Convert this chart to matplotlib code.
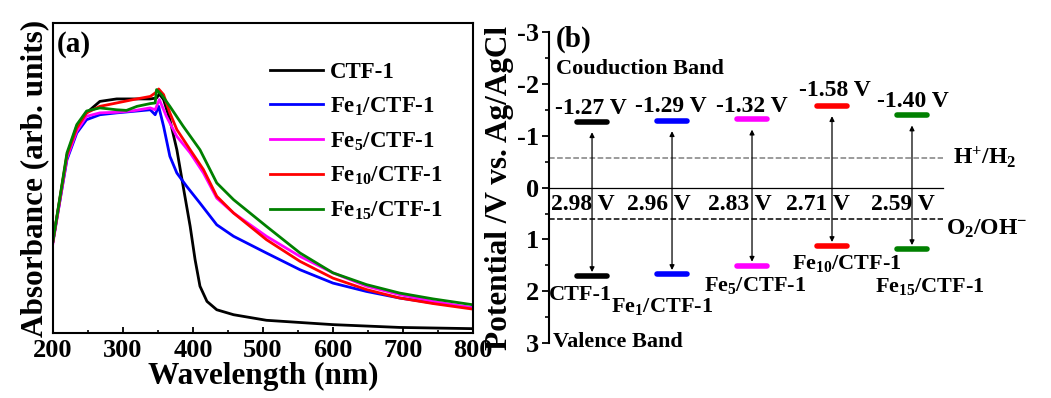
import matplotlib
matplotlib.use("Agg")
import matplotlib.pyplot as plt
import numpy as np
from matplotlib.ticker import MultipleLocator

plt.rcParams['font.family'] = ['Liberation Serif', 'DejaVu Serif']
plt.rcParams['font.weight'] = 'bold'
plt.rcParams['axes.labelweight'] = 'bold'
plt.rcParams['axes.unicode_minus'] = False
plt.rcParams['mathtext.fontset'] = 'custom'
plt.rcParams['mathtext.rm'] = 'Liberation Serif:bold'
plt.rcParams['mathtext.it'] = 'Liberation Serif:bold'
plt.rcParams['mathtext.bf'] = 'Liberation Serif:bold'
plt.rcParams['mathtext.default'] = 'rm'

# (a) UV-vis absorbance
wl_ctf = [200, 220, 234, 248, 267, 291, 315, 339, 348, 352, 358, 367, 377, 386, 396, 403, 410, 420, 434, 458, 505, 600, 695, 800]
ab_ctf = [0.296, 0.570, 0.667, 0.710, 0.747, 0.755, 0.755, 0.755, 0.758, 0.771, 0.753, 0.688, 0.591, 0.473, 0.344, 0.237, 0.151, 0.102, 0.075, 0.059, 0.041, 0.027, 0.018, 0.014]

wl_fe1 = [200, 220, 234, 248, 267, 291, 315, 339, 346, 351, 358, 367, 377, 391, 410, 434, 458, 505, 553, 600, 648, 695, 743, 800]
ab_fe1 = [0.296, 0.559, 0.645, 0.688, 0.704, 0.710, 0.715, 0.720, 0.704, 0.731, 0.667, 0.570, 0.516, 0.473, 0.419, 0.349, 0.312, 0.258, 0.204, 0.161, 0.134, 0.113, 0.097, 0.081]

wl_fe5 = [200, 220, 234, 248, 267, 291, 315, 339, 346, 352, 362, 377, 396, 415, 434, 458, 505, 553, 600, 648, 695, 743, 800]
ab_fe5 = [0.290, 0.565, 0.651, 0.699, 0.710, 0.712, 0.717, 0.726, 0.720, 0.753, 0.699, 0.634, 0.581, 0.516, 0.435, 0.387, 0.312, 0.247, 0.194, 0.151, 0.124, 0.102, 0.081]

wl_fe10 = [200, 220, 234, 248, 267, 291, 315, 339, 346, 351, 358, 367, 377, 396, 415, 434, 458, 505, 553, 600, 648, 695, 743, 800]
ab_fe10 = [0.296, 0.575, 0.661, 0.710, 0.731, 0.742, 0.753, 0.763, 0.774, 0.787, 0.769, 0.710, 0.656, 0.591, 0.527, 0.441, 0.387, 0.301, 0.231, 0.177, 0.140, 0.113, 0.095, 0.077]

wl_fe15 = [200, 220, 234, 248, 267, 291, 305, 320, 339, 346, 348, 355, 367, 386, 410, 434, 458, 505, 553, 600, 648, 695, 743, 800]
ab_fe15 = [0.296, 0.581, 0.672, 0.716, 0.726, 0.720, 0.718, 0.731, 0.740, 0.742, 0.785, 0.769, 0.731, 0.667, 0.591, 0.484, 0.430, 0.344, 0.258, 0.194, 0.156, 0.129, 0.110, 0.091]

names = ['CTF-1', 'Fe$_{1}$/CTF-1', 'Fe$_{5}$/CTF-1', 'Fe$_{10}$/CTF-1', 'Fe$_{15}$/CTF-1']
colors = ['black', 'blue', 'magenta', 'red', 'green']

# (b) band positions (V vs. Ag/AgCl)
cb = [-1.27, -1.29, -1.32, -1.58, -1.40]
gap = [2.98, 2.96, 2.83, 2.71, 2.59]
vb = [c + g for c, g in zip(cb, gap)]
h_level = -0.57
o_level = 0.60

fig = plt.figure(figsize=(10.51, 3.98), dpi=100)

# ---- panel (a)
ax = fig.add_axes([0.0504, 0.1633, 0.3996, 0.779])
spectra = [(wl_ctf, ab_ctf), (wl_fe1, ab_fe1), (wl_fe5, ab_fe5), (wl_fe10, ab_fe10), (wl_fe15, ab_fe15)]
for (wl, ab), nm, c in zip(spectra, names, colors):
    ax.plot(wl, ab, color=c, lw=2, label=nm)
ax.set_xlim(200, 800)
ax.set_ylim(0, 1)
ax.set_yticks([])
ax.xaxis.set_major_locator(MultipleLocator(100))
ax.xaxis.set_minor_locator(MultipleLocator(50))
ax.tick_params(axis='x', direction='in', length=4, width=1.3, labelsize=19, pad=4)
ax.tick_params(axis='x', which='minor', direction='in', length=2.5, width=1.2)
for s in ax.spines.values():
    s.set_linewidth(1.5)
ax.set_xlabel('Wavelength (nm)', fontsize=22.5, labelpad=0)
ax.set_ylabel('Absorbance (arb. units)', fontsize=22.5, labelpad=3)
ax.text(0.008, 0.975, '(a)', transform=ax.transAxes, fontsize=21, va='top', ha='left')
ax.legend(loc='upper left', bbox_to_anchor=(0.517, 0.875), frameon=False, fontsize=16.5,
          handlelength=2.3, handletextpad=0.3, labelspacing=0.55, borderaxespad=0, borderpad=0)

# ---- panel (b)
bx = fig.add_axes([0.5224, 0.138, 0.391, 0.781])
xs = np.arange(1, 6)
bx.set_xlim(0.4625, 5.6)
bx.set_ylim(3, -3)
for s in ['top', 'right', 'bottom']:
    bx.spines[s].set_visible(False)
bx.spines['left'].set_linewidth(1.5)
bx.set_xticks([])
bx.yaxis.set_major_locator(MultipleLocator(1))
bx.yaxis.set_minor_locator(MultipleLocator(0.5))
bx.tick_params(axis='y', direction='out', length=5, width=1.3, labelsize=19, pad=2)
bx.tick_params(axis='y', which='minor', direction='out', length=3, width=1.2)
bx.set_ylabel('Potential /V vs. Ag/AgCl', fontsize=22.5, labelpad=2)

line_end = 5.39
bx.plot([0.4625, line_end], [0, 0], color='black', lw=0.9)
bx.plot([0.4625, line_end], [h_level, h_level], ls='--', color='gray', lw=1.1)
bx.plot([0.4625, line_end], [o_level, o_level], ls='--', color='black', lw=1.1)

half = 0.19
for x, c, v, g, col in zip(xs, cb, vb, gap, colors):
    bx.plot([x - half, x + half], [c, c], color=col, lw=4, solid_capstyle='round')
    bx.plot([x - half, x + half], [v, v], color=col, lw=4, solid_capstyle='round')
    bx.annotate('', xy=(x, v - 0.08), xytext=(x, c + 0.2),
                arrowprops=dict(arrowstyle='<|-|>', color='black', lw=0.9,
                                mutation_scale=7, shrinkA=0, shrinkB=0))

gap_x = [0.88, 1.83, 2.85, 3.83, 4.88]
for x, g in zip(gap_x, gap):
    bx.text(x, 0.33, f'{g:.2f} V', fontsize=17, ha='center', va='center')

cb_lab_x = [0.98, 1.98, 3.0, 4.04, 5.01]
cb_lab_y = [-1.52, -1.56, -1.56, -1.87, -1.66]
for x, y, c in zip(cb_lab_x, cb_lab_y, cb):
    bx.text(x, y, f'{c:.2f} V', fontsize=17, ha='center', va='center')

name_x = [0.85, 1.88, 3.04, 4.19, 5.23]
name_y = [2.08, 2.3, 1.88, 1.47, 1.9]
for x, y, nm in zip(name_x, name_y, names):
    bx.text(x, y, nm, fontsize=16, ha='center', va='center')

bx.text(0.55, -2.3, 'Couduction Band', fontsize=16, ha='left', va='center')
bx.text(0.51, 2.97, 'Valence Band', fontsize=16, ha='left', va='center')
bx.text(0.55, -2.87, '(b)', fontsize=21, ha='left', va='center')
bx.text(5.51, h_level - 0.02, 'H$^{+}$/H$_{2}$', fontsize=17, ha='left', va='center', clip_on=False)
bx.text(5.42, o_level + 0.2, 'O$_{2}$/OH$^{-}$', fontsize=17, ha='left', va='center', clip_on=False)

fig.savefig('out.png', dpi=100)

-.-.-

§ Prompt: Restate the data word for word from its first line through the line with "from matplotlib.ticker import MultipleLocator", leaving out any picture along the way.

§ Written answer:
Convert this chart to matplotlib code.
import matplotlib
matplotlib.use("Agg")
import matplotlib.pyplot as plt
import numpy as np
from matplotlib.ticker import MultipleLocator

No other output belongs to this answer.